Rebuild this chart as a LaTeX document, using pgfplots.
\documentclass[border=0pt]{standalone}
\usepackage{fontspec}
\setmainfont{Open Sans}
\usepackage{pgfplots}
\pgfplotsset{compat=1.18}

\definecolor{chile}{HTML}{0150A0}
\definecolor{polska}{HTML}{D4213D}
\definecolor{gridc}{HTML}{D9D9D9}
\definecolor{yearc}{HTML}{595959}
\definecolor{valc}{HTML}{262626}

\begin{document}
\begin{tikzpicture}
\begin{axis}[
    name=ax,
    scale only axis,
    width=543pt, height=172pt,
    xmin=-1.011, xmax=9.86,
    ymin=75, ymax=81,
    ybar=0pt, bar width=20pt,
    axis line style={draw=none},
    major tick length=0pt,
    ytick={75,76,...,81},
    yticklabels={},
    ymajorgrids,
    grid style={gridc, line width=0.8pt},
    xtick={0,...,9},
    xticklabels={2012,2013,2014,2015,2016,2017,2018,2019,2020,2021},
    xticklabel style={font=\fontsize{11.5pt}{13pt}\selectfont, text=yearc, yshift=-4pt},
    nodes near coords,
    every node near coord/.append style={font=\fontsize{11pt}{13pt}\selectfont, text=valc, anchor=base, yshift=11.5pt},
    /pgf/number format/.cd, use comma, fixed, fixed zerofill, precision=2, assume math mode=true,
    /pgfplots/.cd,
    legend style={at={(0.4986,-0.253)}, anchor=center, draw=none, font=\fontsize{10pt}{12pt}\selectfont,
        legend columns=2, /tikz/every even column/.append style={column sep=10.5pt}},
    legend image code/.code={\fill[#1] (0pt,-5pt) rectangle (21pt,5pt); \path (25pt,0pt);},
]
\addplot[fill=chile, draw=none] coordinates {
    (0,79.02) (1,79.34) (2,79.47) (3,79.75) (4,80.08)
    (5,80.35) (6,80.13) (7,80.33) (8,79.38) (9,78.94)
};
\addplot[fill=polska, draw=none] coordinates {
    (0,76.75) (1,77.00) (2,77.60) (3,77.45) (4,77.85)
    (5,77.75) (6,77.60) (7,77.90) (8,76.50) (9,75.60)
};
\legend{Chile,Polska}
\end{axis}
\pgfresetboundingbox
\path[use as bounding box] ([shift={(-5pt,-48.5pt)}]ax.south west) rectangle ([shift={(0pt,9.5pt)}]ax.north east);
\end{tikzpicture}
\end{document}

---

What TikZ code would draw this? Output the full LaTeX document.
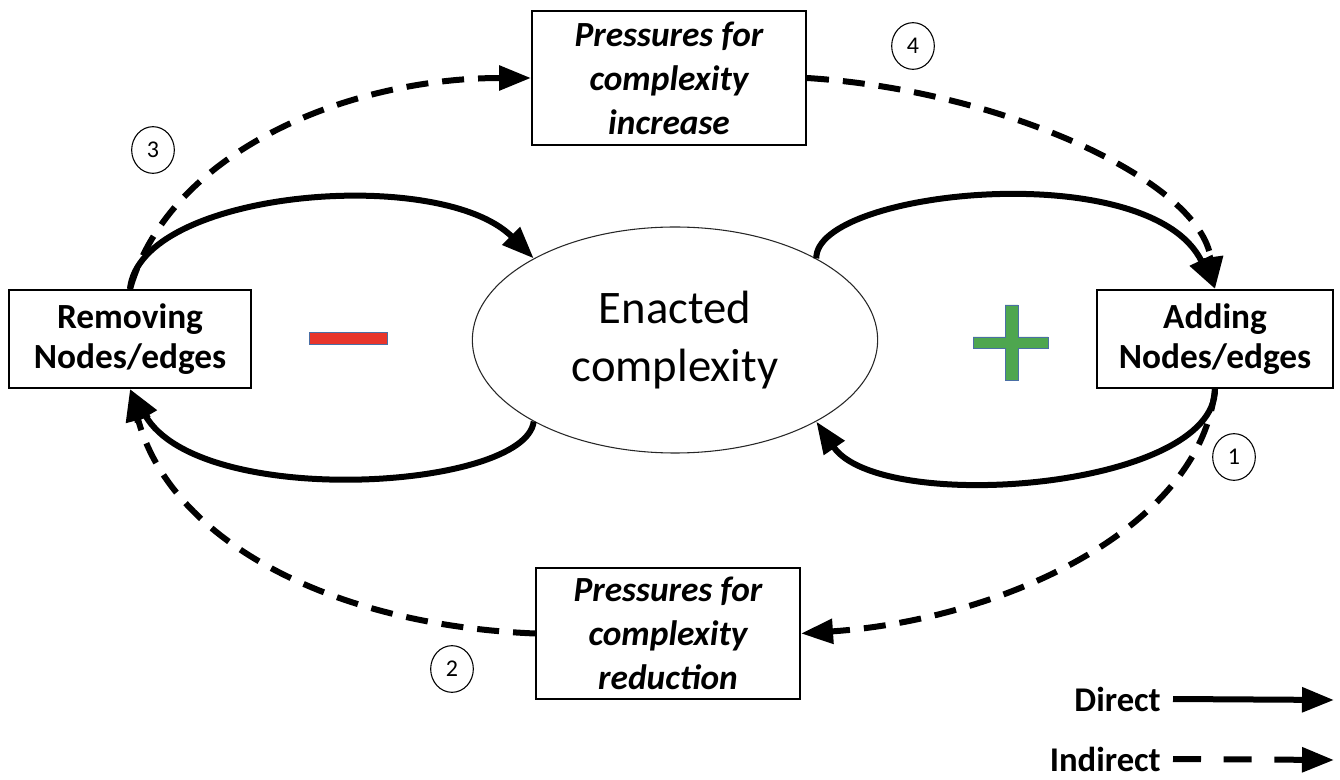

#### Task description:
Go through the entries and return each line where the word "code" appears.

#### Result below:
    legend image code/.code={\fill[#1] (0pt,-5pt) rectangle (21pt,5pt); \path (25pt,0pt);},
What TikZ code would draw this? Output the full LaTeX document.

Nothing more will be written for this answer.